The coastal element changes everything. Sitting at a café on the Bouregreg with the Atlantic light coming in and watching locals rather than tour groups going about their afternoon, you realize this is what most people are actually searching for when they book a Morocco trip. They want to feel like they’re somewhere real. Rabat delivers that without the performance tax.

The misconception I hear most often is that Rabat “doesn’t have much to do.” What people actually mean is that it lacks the manufactured tourist infrastructure of bigger cities. That’s a feature, not a flaw. The best things to do in Rabat require nothing more than walking, eating, and paying attention.

— Moroccotours

Plan your Rabat experience with Moroccotours

Rabat works beautifully as the opening chapter of a longer Morocco story. Moroccotours builds luxury Morocco tour packages that use Rabat as either a starting point or a key stop, pairing it with the Sahara, the Atlas Mountains, and other imperial cities in itineraries designed around your pace and interests.

If you want to see more of the country, the 14-day Morocco Highlights Tour covers Rabat alongside Fes, Merzouga, Marrakech, and the coast. Prefer something more focused? The 10-day Morocco Signature Tour combines cultural depth with adventure, including private guides, hand-selected accommodations, and flexible scheduling. Every itinerary Moroccotours offers is customizable, so whether you want more time in Rabat’s medina or want to move quickly toward the desert, the trip adapts to you.

FAQ

What are the must-see attractions in Rabat?

The top Rabat attractions include Hassan Tower, the Mausoleum of Mohammed V, Kasbah of the Udayas, and the Chellah ruins. All four sites are within a short distance of each other and can be covered in one full day.
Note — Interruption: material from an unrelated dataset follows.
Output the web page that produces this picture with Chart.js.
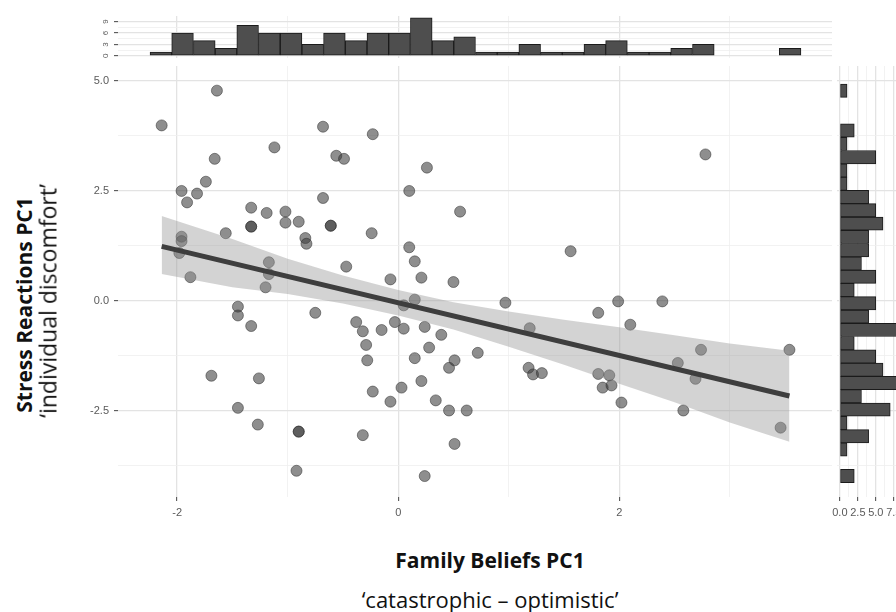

How does Rabat’s medina compare to Marrakech or Fes?

Rabat’s medina is notably more spacious, cleaner, and has far less aggressive vendors than the medinas of Marrakech or Fes, making it a more relaxed experience for first-time visitors to Morocco.

What is the best time to visit Rabat?

Spring (March through May) and autumn (September through November) offer the most comfortable weather for exploring Rabat. These seasons avoid summer heat and provide good conditions for both sightseeing and beach time.

How do I get around Rabat?

The Rabat-Salé Tramway covers most key areas of the city efficiently and cheaply. Petite taxis with meters are the best option for cross-town trips or reaching sites not on the tram line.

Is Rabat safe for tourists?

Rabat is widely considered one of Morocco’s safest cities for tourists. As Morocco’s capital, it has a strong security presence, and the relatively low level of tourist-targeted activity makes it a comfortable environment for independent travelers.